[Mailman-Users] [RELEASED] Mailman 2.1 alpha 3
Barry A. Warsaw
barry at zope.com
Mon Oct 22 08:17:35 CEST 2001
I've finally decided to put a fork in it and release the third, and
hopefully last alpha in the Mailman 2.1 series. If you want to see a
description of all the new stuff, please see
http://sourceforge.net/project/shownotes.php?release_id=58074
There's quite a lot there!
Everything should be up on SourceForge now, with updates to
www.list.org hopefully tomorrow some time. See also
http://mailman.sf.net/MM21/
for updated pages about Mailman 2.1.
Note that you no longer need to install the mimelib package. This has
been replaced by the email package, which comes with Python 2.2b1, or
for Python 2.1.1 or 2.0.1, you'll need to install email-0.93 which is
available in the misc/ directory.
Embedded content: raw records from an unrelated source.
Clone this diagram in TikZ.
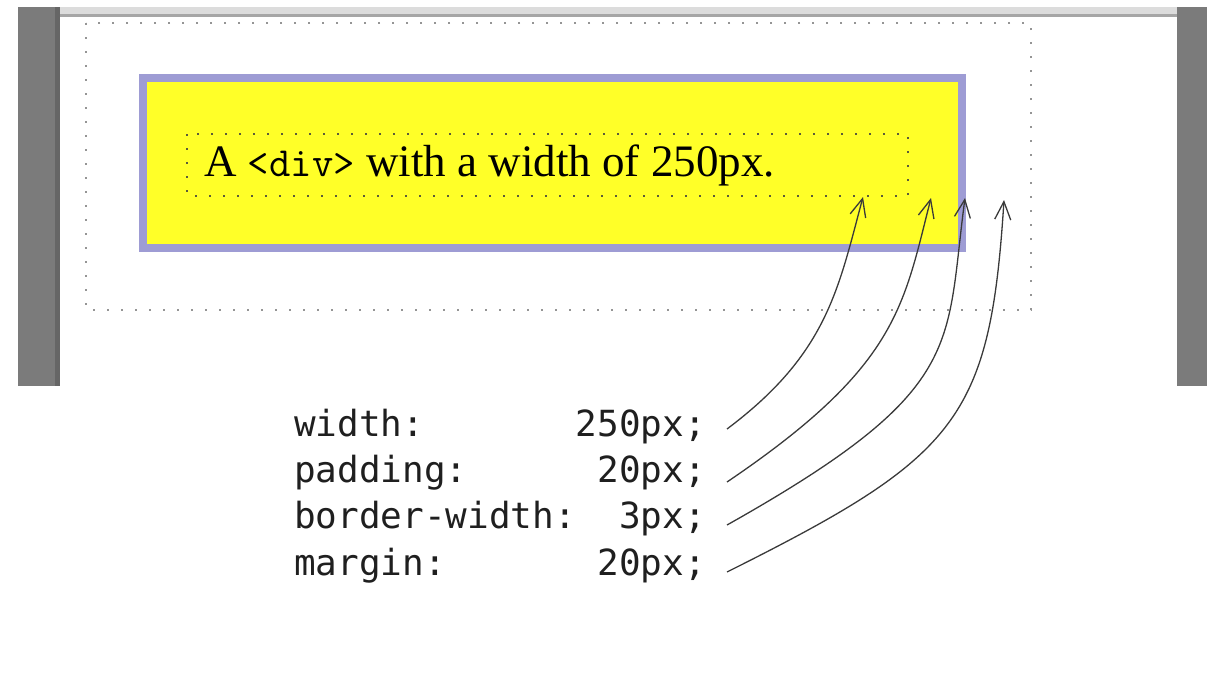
\documentclass[tikz,border=0pt]{standalone}
\usepackage{fontspec}
\setmainfont{Liberation Serif}
\setmonofont{Latin Modern Mono}
\newfontfamily\codefont{DejaVu Sans Mono}
\usetikzlibrary{arrows.meta}

\definecolor{framegray}{HTML}{7B7B7B}
\definecolor{framedark}{HTML}{666666}
\definecolor{toolbar}{HTML}{DCDCDC}
\definecolor{toolbarline}{HTML}{A6A6A6}
\definecolor{margindots}{HTML}{959595}
\definecolor{contentdots}{HTML}{5A5A3A}
\definecolor{boxborder}{HTML}{9E9CD4}
\definecolor{boxfill}{HTML}{FFFF28}
\definecolor{inkgray}{HTML}{3A3A3A}

\tikzset{
  dotbox/.style={line width=2.2pt, dash pattern=on 2.2pt off 11.8pt},
  cssline/.style={anchor=base west, inner sep=0pt, text=black!88,
    font=\codefont\fontsize{36}{40}\selectfont},
  pointer/.style={draw=inkgray, line width=1.3pt,
    -{Straight Barb[length=18pt,width=16pt]}}
}

\begin{document}
\begin{tikzpicture}[x=1pt,y=-1pt]
\useasboundingbox (0,0) rectangle (1207,689);

% browser window frame
\fill[framegray] (18,7) rectangle (55,386);
\fill[framedark] (55,7) rectangle (60,386);
\fill[framegray] (1177,7) rectangle (1207,386);
\fill[toolbar] (60,7) rectangle (1177,14);
\fill[toolbarline] (60,14) rectangle (1177,17);

% margin area
\draw[dotbox, draw=margindots] (86,23) rectangle (1031,310);

% the div: border, padding, content
\draw[line width=8pt, draw=boxborder, fill=boxfill] (143,78) rectangle (961.5,247.5);
\draw[dotbox, draw=contentdots] (187,134) rectangle (908,196);

\node[anchor=base west, inner sep=0pt, font=\fontsize{45}{54}\selectfont] (caption) at (204,176)
  {A {\ttfamily\fontsize{41.5}{44}\selectfont <div>} with a width of 250px.};

% CSS declarations
\node[cssline] (w) at (294,436) {width:\hphantom{0000000}250px;};
\node[cssline] (p) at (294,482) {padding:\hphantom{000000}20px;};
\node[cssline] (b) at (294,528) {border-width:\hphantom{00}3px;};
\node[cssline] (m) at (294,575) {margin:\hphantom{0000000}20px;};

% arrow ends
\coordinate (ws) at (727,429);
\coordinate (ps) at (727,482);
\coordinate (bs) at (727,525);
\coordinate (ms) at (727,572);
\coordinate (wt) at (863,197);
\coordinate (pt) at (931,198);
\coordinate (bt) at (965,198);
\coordinate (mt) at (1004,200);

\draw[pointer] (ws) .. controls +(100,-75) and +(-25,93) .. (wt);
\draw[pointer] (ps) .. controls +(170,-115) and +(-28,110) .. (pt);
\draw[pointer] (bs) .. controls +(240,-135) and +(-20,150) .. (bt);
\draw[pointer] (ms) .. controls +(230,-115) and +(-14,220) .. (mt);
\end{tikzpicture}
\end{document}
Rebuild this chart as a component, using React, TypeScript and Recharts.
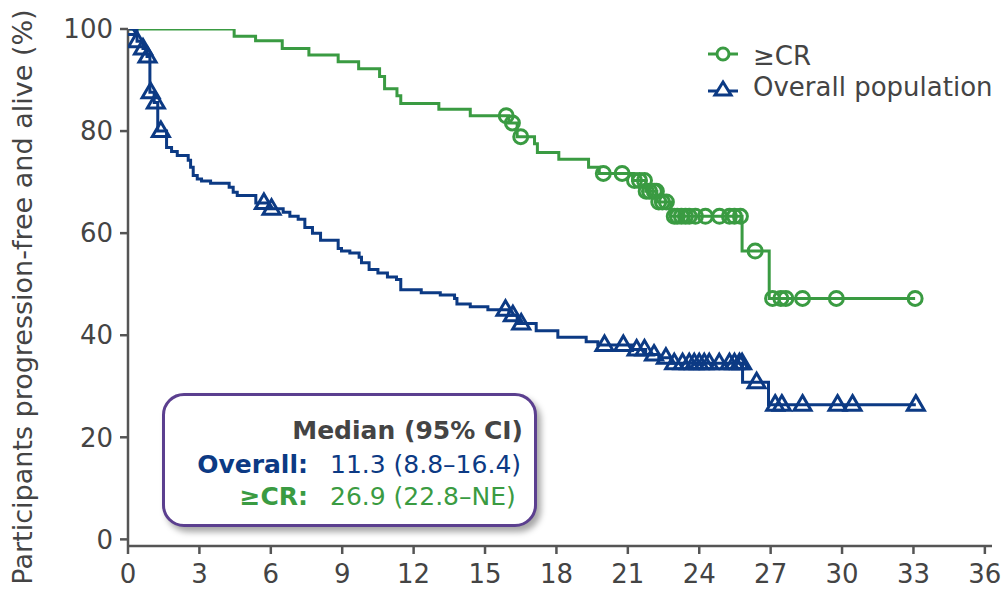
import { ComposedChart, Line, Scatter, XAxis, YAxis } from "recharts";

// step-function survival estimates: [month, % progression-free and alive]
const crSteps: [number, number][] = [
  [0, 100], [4.46, 98.6], [5.36, 97.7], [6.48, 96.2], [7.6, 94.9], [8.83, 93.6],
  [9.69, 92.2], [10.57, 90.7], [10.78, 88.3], [11.3, 86.9], [11.46, 85.4],
  [13.06, 84.3], [14.38, 83.0], [16.0, 81.6], [16.35, 78.9], [17.08, 77.5],
  [17.2, 75.8], [18.1, 74.5], [19.35, 72.9], [19.8, 71.7], [21.2, 70.3],
  [21.75, 68.2], [22.22, 66.1], [22.8, 63.3], [25.8, 56.5], [26.94, 47.2],
  [33.07, 47.2],
];
const crCensored: [number, number][] = [
  [15.89, 83.0], [16.15, 81.6], [16.5, 78.9], [19.97, 71.7], [20.76, 71.7],
  [21.28, 70.3], [21.49, 70.3], [21.7, 70.3], [21.77, 68.2], [21.91, 68.2],
  [22.11, 68.2], [22.2, 68.2], [22.3, 66.1], [22.45, 66.1], [22.62, 66.1],
  [22.95, 63.3], [23.08, 63.3], [23.25, 63.3], [23.42, 63.3], [23.58, 63.3],
  [23.84, 63.3], [24.26, 63.3], [24.85, 63.3], [25.27, 63.3], [25.48, 63.3],
  [25.73, 63.3], [26.35, 56.5], [27.08, 47.2], [27.43, 47.2], [27.64, 47.2],
  [28.34, 47.2], [29.76, 47.2], [33.07, 47.2],
];

const allSteps: [number, number][] = [
  [0, 100], [0.38, 97.6], [0.63, 96.2], [0.8, 94.6], [0.92, 87.6], [1.1, 85.6],
  [1.25, 80.0], [1.62, 76.8], [1.83, 76.0], [2.07, 75.2], [2.53, 74.3],
  [2.63, 72.9], [2.74, 71.3], [2.91, 70.6], [3.09, 70.2], [3.47, 69.8],
  [4.25, 69.0], [4.42, 68.0], [4.59, 67.4], [5.37, 65.9], [5.9, 64.8],
  [6.52, 64.1], [6.8, 63.3], [7.15, 62.7], [7.43, 61.1], [7.75, 60.0],
  [8.09, 58.6], [8.83, 57.0], [8.97, 56.5], [9.32, 56.1], [9.71, 55.3],
  [9.81, 54.2], [10.13, 52.9], [10.5, 52.2], [10.9, 51.4], [11.28, 50.9],
  [11.46, 48.9], [12.32, 48.3], [13.12, 47.9], [13.72, 47.2], [13.82, 46.1],
  [14.38, 45.6], [15.12, 45.0], [16.0, 43.9], [16.35, 42.3], [17.15, 40.9],
  [18.06, 39.6], [19.25, 38.7], [19.74, 38.1], [21.2, 37.2], [21.75, 36.2],
  [22.3, 35.6], [22.8, 34.5], [25.82, 30.8], [26.91, 26.4], [33.1, 26.4],
];
const allCensored: [number, number][] = [
  [0, 100], [0.38, 97.6], [0.63, 96.2], [0.82, 94.6], [0.95, 87.6], [1.17, 85.6],
  [1.38, 80.0], [5.71, 65.9], [6.03, 64.8], [15.86, 45.0], [16.17, 43.9],
  [16.52, 42.3], [20.02, 38.1], [20.81, 38.1], [21.37, 37.2], [21.7, 37.2],
  [22.1, 36.2], [22.6, 35.6], [22.95, 34.5], [23.3, 34.5], [23.58, 34.5],
  [23.79, 34.5], [24.0, 34.5], [24.21, 34.5], [24.42, 34.5], [24.84, 34.5],
  [25.27, 34.5], [25.48, 34.5], [25.69, 34.5], [25.8, 34.5], [26.41, 30.8],
  [27.19, 26.4], [27.47, 26.4], [28.34, 26.4], [29.81, 26.4], [30.44, 26.4],
  [33.1, 26.4],
];

const xTicks = [0, 3, 6, 9, 12, 15, 18, 21, 24, 27, 30, 33, 36];
const yTicks = [0, 20, 40, 60, 80, 100];

const GREEN = "#3a9b42";
const BLUE = "#0c3a84";
const AXIS = "#555";
const TEXT = "#444";
const FONT = "'DejaVu Sans', Verdana, sans-serif";

const toRows = (arr: [number, number][]) => arr.map(([t, s]) => ({ t, s }));

const Ring = (props: any) => (
  <circle cx={props.cx} cy={props.cy} r={7} fill="none" stroke={GREEN} strokeWidth={3} />
);
const Tri = (props: any) => {
  const { cx, cy } = props;
  return (
    <path
      d={`M${cx},${cy - 9} L${cx + 8.5},${cy + 5.5} L${cx - 8.5},${cy + 5.5} Z`}
      fill="none"
      stroke={BLUE}
      strokeWidth={3}
    />
  );
};

export default function App() {
  return (
    <div style={{ position: "absolute", left: 0, top: 0, width: 1005, height: 592, background: "#fff", fontFamily: FONT }}>
      <ComposedChart width={1005} height={592} margin={{ top: 29, right: 13, bottom: 0, left: 0 }}>
        <XAxis
          type="number"
          dataKey="t"
          domain={[0, 36.3]}
          ticks={xTicks}
          interval={0}
          allowDataOverflow
          height={46}
          stroke={AXIS}
          strokeWidth={2.5}
          tickSize={8}
          tickMargin={11}
          tick={{ fill: TEXT, fontSize: 26, fontFamily: FONT }}
        />
        <YAxis
          type="number"
          dataKey="s"
          domain={[-1.3, 100]}
          ticks={yTicks}
          interval={0}
          allowDataOverflow
          width={128}
          stroke={AXIS}
          strokeWidth={2.5}
          tickSize={8}
          tickMargin={7}
          tick={{ fill: TEXT, fontSize: 26, fontFamily: FONT }}
        />
        <Line data={toRows(crSteps)} dataKey="s" type="stepAfter" stroke={GREEN} strokeWidth={3} dot={false} activeDot={false} isAnimationActive={false} />
        <Scatter data={toRows(crCensored)} dataKey="s" shape={Ring} isAnimationActive={false} />
        <Line data={toRows(allSteps)} dataKey="s" type="stepAfter" stroke={BLUE} strokeWidth={3} dot={false} activeDot={false} isAnimationActive={false} />
        <Scatter data={toRows(allCensored)} dataKey="s" shape={Tri} isAnimationActive={false} />
      </ComposedChart>

      <div
        style={{
          position: "absolute", left: 22, top: 297, transform: "translate(-50%, -50%) rotate(-90deg)",
          whiteSpace: "nowrap", fontSize: 27, color: TEXT,
        }}
      >
        Participants progression-free and alive (%)
      </div>

      <svg style={{ position: "absolute", left: 700, top: 30 }} width={305} height={80}>
        <line x1={8} y1={24} x2={38} y2={24} stroke={GREEN} strokeWidth={3} />
        <circle cx={23} cy={24} r={6} fill="#fff" stroke={GREEN} strokeWidth={3} />
        <text x={53} y={35} fontSize={26} fill={TEXT} fontFamily={FONT}>≥CR</text>
        <line x1={8} y1={61} x2={38} y2={61} stroke={BLUE} strokeWidth={3} />
        <path d="M23,52 L31,65 L15,65 Z" fill="#fff" stroke={BLUE} strokeWidth={3} />
        <text x={53} y={66} fontSize={26} fill={TEXT} fontFamily={FONT}>Overall population</text>
      </svg>

      <div
        style={{
          position: "absolute", left: 162, top: 393, width: 375, height: 134, boxSizing: "border-box",
          border: "3px solid #5b3f8f", borderRadius: 22, background: "#fff",
          boxShadow: "4px 5px 6px rgba(0,0,0,0.35)", fontSize: 25, lineHeight: "29px",
        }}
      >
        <div style={{ position: "absolute", right: 11, top: 20, fontWeight: "bold", color: TEXT }}>Median (95% CI)</div>
        <div style={{ position: "absolute", right: 226, top: 54, fontWeight: "bold", color: BLUE }}>Overall:</div>
        <div style={{ position: "absolute", left: 165, top: 54, color: BLUE }}>11.3 (8.8–16.4)</div>
        <div style={{ position: "absolute", right: 226, top: 86, fontWeight: "bold", color: GREEN }}>≥CR:</div>
        <div style={{ position: "absolute", left: 165, top: 86, color: GREEN }}>26.9 (22.8–NE)</div>
      </div>
    </div>
  );
}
See the INSTALL file for details.
Below is an excerpt from the NEWS file for all the changes since 2.1
alpha 2. I'm hoping that this will be the last alpha release. That
means there's one more release in which we have an opportunity for new
features, so I suggest that you grab 2.1a3 and give it a good workout
(in a non-production environment <wink>). If there are glaring things
missing, as always, let me know.
Please, all discussion about 2.1 alpha should be conducted on the
mailman-developers at python.org mailing list.
I will be creating some test lists on python.org an you'll be able to
subscribe to them to try things out. I'd like to have a short cycle
for alpha3->beta1, with bug fixes only once beta1 comes out.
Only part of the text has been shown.